BLUEFIELD, Va. —
The leadership of the Bluefield School of Dentistry opened positive channels of communication with the Southwest Virginia dental community last week, and emerged energized from a day of meetings that appeared to clear up some misunderstandings concerning the school’s mission and its role in the regional dental care community.
“It has been a day of great conversations and we’re all thankful that the conversations went the way they did,” Dr. David Olive, BC president said following a day-long series of meetings in Bluefield, Va., and Wytheville, Va. “Today allowed us to have the communications with the Virginia Dental Association and the VDA Southwest Virginia Region that we would have liked to have had much earlier.”

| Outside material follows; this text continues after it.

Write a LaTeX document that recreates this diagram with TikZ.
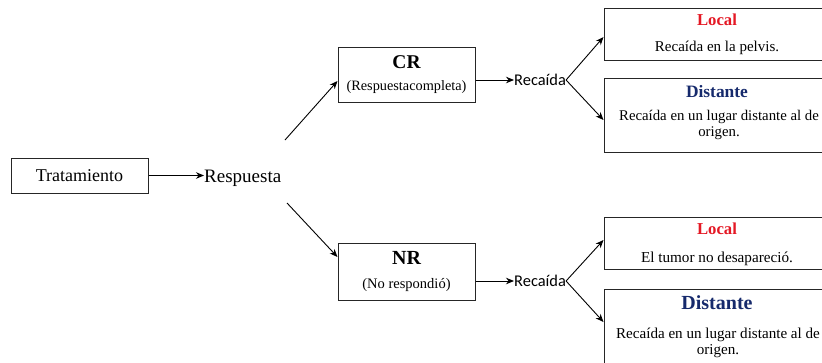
\documentclass[tikz,border=0pt]{standalone}
\usepackage{fontspec}
\setmainfont{Liberation Serif}
\newfontfamily\calibri{Carlito}
\usetikzlibrary{arrows.meta}
\definecolor{localred}{RGB}{228,24,36}
\definecolor{distblue}{RGB}{22,42,108}

\begin{document}
\begin{tikzpicture}[x=1pt,y=-1pt,
    box/.style={draw=black!85, line width=1pt, inner sep=0pt},
    arr/.style={-{Stealth[length=8pt,width=6.5pt]}, line width=0.9pt},
    txt/.style={inner sep=0pt, align=center}]
    \useasboundingbox (0,0) rectangle (822,362);
    \clip (0,0) rectangle (822,362);
    \node[box, minimum width=137pt, minimum height=35pt] (T) at (79.5,175.5)
        {\fontsize{18}{20}\selectfont Tratamiento};
    \node[txt, anchor=west] (R) at (204,178) {\fontsize{19}{21}\selectfont Respuesta};
    \draw[arr] (T.east) -- (T.east -| R.west);
    \node[box, minimum width=137pt, minimum height=55pt] (CR) at (406.5,74.5) {};
    \node[txt] (CR1) at (406.5,62) {\fontsize{19.5}{21}\selectfont\bfseries CR};
    \node[txt] (CR2) at (406.5,87) {\fontsize{14.3}{16}\selectfont (Respuestacompleta)};
    \node[box, minimum width=137pt, minimum height=57pt] (NR) at (406.5,271.5) {};
    \node[txt] (NR1) at (406.5,258) {\fontsize{20}{22}\selectfont\bfseries NR};
    \node[txt] (NR2) at (406.5,285) {\fontsize{14.5}{16}\selectfont (No respondió)};
    \coordinate (R1) at (285,140);
    \coordinate (R2) at (287,203);
    \draw[arr] (R1) -- ([yshift=-6.5pt]CR.west);
    \draw[arr] (R2) -- ([yshift=14.5pt]NR.west);
    \node[txt, anchor=west] (RC1) at (514,80) {\calibri\fontsize{16.4}{18}\selectfont Recaída};
    \node[txt, anchor=west] (RC2) at (514,281) {\calibri\fontsize{16.4}{18}\selectfont Recaída};
    \draw[arr] (CR.east |- RC1.west) -- (RC1.west);
    \draw[arr] (NR.east |- RC2.west) -- (RC2.west);
    \node[box, minimum width=226pt, minimum height=52pt] (L1) at (717,34) {};
    \node[txt] (L1a) at (717,20) {\fontsize{16.7}{18}\selectfont\bfseries\color{localred} Local};
    \node[txt] (L1b) at (717,48) {\fontsize{15}{16}\selectfont Recaída en la pelvis.};
    \node[box, minimum width=226pt, minimum height=74pt] (D1) at (717,115) {};
    \node[txt] (D1a) at (717,92) {\fontsize{17.4}{19}\selectfont\bfseries\color{distblue} Distante};
    \node[txt, font=\fontsize{14.8}{15.5}\selectfont] (D1b) at (719,125)
        {Recaída en un lugar distante al de\\origen.};
    \node[box, minimum width=226pt, minimum height=52pt] (L2) at (717,243) {};
    \node[txt] (L2a) at (717,229) {\fontsize{16.7}{18}\selectfont\bfseries\color{localred} Local};
    \node[txt] (L2b) at (717,259) {\fontsize{15.2}{16}\selectfont El tumor no desapareció.};
    \node[box, minimum width=226pt, minimum height=80pt] (D2) at (717,329) {};
    \node[txt] (D2a) at (717,303) {\fontsize{20}{22}\selectfont\bfseries\color{distblue} Distante};
    \node[txt, font=\fontsize{15.1}{16}\selectfont] (D2b) at (718,342.5)
        {Recaída en un lugar distante al de\\origen.};
    \draw[arr] (RC1.east) -- ([yshift=-3pt]L1.west);
    \draw[arr] (RC1.east) -- ([yshift=-5pt]D1.west);
    \draw[arr] (RC2.east) -- ([yshift=3pt]L2.west);
    \draw[arr] (RC2.east) -- ([yshift=7pt]D2.west);
\end{tikzpicture}
\end{document}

Olive explained that the college and Tazewell County Board of Supervisors kept much of the initial stages of the dental school vetting process under wraps because of the highly competitive process of locating a dental school in the region. He said that some other Southwest Virginia communities as well as at least one out-of-state institution were considering the same kind of a development.
“It was competitive with other areas,” Jim Spencer, Tazewell County administrator said. “We had to keep our ducks in a row before we were prepared to make an announcement. Because of the competition, we had to keep it hush-hush. We wanted it to be located here in Tazewell County, so we worked hard on it before the public announcement.”
On Friday morning, Spencer, Olive and other BC representatives as well as Charles Stacy, Eastern District representative with the Tazewell County Board of Supervisors had a breakfast meeting with Dr. Kirk M. Norbo, D.M.D., president of the Virginia Dental Association.
“It was a very positive meeting,” Stacy said. “I think it cleared up a lot of Dr. Norbo’s concerns. It was just a positive meeting all around.”
Later in the day, Olive and Spencer addressed members of the VDA Southwest Virginia Region in Wytheville.
“It was, I think, a very fruitful 3-hour meeting,” Olive said. “There were close to 100 dental professionals attending the meeting. That setting gave us a better opportunity to tell our story. Our goal is to hold costs down and where we have clinics closed in communities, to get them staffed again. We want to work with the dental professionals of the region to improve the oral health of everybody here. We feel it’s a win-win for everyone. The opportunity here is so unique.”
Olive said that the BC School of Dentistry hopes to follow the successful models that the Appalachian School of Law and the Appalachian College of Pharmacy have brought success to those two institutions of higher learning. He said that the clinical facilities of the region can all work together to achieve shared goals.
“It was a great afternoon of sharing,” Olive said of the meeting in Wytheville.